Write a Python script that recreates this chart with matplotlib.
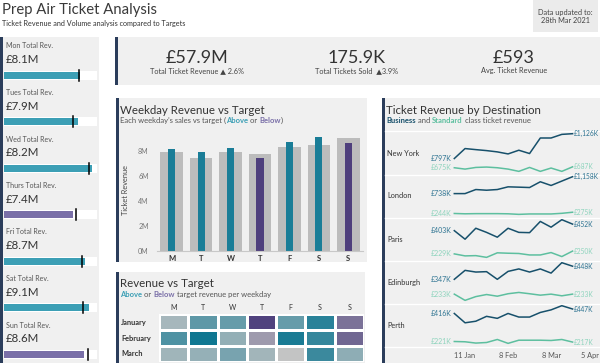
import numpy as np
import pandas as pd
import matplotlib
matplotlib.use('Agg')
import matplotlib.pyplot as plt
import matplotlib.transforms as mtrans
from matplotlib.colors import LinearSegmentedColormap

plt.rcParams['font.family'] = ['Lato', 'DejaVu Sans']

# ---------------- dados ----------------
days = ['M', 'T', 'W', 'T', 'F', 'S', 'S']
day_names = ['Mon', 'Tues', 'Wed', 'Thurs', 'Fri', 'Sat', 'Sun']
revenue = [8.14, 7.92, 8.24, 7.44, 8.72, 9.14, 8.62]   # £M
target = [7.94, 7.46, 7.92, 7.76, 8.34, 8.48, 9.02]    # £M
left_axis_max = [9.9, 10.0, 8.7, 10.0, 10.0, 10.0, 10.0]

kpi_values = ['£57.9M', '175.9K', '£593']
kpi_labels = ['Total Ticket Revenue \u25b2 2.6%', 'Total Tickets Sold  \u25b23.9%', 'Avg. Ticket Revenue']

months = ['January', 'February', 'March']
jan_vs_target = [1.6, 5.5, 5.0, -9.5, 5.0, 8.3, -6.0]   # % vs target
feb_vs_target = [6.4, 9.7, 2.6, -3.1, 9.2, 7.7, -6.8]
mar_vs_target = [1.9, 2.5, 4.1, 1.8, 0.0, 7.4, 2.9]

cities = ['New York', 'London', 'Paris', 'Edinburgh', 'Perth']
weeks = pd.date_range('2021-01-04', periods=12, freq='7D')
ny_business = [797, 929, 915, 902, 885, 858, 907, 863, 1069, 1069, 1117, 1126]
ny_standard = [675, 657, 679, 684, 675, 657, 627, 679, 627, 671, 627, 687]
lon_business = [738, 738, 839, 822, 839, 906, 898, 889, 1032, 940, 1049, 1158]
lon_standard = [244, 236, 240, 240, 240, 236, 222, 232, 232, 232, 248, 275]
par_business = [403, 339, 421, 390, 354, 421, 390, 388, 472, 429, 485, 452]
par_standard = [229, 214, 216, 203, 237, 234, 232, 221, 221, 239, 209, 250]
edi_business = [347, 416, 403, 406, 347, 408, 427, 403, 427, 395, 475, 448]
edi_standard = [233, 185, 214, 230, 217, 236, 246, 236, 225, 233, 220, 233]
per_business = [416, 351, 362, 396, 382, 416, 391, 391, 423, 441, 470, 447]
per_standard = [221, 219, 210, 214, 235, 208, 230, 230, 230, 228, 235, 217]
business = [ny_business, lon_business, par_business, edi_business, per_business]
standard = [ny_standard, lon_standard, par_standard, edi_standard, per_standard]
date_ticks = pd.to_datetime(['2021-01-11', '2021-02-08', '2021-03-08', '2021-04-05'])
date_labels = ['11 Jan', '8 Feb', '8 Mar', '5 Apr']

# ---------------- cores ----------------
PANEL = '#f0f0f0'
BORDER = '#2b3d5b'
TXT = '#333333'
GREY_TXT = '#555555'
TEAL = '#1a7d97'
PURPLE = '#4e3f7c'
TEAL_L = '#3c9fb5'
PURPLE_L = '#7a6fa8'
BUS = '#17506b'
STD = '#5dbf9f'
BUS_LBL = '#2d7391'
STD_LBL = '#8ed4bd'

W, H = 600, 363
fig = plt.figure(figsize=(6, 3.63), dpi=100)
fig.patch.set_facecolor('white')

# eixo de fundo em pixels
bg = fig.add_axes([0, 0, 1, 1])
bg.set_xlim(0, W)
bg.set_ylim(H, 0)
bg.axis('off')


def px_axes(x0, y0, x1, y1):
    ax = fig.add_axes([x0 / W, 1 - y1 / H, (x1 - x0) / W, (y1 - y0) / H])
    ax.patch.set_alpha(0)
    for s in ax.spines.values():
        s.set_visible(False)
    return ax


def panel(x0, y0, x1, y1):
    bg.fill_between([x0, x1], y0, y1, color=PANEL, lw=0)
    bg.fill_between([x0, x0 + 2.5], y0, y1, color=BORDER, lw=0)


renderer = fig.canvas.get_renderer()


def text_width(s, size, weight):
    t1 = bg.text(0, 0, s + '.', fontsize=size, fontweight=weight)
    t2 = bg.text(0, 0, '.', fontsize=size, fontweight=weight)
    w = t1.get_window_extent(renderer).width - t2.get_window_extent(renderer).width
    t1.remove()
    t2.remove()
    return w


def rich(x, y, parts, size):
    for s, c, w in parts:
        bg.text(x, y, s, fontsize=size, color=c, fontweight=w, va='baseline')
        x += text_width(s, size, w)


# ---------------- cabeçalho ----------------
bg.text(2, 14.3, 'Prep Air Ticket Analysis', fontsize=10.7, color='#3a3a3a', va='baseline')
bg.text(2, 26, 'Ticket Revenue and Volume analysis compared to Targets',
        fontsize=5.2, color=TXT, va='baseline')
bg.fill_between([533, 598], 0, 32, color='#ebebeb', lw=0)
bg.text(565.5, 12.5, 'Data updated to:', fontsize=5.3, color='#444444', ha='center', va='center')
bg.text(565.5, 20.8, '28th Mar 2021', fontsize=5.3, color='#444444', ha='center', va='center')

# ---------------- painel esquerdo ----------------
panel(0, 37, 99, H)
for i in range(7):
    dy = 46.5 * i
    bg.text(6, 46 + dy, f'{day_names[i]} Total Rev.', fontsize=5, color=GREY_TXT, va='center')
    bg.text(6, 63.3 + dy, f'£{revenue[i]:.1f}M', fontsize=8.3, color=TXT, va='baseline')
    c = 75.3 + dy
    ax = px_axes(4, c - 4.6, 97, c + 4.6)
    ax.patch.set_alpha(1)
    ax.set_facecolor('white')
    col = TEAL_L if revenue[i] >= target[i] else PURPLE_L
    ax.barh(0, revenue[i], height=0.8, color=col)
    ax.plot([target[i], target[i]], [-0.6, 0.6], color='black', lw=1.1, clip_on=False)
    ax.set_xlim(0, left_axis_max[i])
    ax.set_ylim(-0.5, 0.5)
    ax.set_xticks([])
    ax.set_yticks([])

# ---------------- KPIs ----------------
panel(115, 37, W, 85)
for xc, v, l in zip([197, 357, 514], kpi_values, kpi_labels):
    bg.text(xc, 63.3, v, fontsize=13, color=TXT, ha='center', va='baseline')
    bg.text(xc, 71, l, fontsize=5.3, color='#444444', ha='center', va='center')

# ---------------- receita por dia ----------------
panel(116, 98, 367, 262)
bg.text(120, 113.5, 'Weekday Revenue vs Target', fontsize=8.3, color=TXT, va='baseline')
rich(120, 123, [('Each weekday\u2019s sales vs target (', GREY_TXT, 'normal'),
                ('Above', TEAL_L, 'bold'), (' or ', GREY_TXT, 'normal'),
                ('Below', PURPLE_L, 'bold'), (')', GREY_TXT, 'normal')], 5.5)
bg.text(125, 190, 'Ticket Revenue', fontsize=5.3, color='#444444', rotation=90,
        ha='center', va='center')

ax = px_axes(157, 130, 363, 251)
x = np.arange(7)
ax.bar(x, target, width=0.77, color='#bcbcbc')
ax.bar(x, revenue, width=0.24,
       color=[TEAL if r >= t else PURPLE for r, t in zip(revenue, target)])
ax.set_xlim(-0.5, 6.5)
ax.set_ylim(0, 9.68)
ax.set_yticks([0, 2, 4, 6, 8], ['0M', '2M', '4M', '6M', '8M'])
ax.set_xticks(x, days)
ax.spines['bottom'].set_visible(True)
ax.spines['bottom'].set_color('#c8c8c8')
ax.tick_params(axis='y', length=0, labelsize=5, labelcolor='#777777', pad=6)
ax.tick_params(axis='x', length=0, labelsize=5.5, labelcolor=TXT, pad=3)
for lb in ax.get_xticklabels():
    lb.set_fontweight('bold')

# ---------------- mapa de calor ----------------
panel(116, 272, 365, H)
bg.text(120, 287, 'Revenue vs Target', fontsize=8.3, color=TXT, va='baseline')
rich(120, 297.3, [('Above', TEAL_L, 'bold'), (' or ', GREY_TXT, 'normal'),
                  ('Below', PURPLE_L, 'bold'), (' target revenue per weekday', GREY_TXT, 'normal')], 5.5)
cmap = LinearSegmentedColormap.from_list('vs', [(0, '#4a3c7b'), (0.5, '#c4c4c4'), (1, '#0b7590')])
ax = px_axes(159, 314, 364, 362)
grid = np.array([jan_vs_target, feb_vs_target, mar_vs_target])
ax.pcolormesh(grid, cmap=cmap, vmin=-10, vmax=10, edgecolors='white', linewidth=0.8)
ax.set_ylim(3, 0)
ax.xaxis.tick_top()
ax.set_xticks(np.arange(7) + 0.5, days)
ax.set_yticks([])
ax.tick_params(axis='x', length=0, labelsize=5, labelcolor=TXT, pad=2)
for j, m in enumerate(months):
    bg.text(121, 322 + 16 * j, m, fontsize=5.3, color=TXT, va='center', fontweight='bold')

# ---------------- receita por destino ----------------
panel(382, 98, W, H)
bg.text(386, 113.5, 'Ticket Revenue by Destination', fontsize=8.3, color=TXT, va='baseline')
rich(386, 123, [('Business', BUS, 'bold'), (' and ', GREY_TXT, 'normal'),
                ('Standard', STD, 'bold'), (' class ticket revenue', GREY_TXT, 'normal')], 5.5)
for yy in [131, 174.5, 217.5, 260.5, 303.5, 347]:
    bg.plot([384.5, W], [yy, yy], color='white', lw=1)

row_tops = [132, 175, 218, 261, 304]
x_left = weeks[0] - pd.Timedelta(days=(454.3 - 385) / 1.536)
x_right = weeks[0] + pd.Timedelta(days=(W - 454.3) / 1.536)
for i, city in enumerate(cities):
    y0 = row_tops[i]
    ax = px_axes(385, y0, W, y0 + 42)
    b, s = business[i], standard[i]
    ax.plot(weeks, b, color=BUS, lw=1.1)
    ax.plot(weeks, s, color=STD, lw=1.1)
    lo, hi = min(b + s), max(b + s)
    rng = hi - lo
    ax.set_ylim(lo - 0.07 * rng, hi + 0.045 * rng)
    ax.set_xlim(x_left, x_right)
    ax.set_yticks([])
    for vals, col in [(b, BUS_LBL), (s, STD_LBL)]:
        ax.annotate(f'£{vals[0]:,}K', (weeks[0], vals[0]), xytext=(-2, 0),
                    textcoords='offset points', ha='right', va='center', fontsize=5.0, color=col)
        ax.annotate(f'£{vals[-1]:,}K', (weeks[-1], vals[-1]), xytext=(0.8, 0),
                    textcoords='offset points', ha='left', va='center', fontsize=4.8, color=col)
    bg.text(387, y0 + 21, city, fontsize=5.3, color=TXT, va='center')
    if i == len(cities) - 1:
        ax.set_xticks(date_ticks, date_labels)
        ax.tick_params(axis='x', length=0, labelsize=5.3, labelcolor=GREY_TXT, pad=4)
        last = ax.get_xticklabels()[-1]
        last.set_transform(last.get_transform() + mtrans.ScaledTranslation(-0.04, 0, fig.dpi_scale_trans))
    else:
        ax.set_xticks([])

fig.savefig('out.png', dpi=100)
^^^^
Instructions to follow:
Return the material line for line, from its beginning to the line that contains "mar_vs_target = [1.9, 2.5, 4.1, 1.8, 0.0, 7.4, 2.9]", with the pictures left out.

Correct answer:
Write a Python script that recreates this chart with matplotlib.
import numpy as np
import pandas as pd
import matplotlib
matplotlib.use('Agg')
import matplotlib.pyplot as plt
import matplotlib.transforms as mtrans
from matplotlib.colors import LinearSegmentedColormap

plt.rcParams['font.family'] = ['Lato', 'DejaVu Sans']

# ---------------- dados ----------------
days = ['M', 'T', 'W', 'T', 'F', 'S', 'S']
day_names = ['Mon', 'Tues', 'Wed', 'Thurs', 'Fri', 'Sat', 'Sun']
revenue = [8.14, 7.92, 8.24, 7.44, 8.72, 9.14, 8.62]   # £M
target = [7.94, 7.46, 7.92, 7.76, 8.34, 8.48, 9.02]    # £M
left_axis_max = [9.9, 10.0, 8.7, 10.0, 10.0, 10.0, 10.0]

kpi_values = ['£57.9M', '175.9K', '£593']
kpi_labels = ['Total Ticket Revenue \u25b2 2.6%', 'Total Tickets Sold  \u25b23.9%', 'Avg. Ticket Revenue']

months = ['January', 'February', 'March']
jan_vs_target = [1.6, 5.5, 5.0, -9.5, 5.0, 8.3, -6.0]   # % vs target
feb_vs_target = [6.4, 9.7, 2.6, -3.1, 9.2, 7.7, -6.8]
mar_vs_target = [1.9, 2.5, 4.1, 1.8, 0.0, 7.4, 2.9]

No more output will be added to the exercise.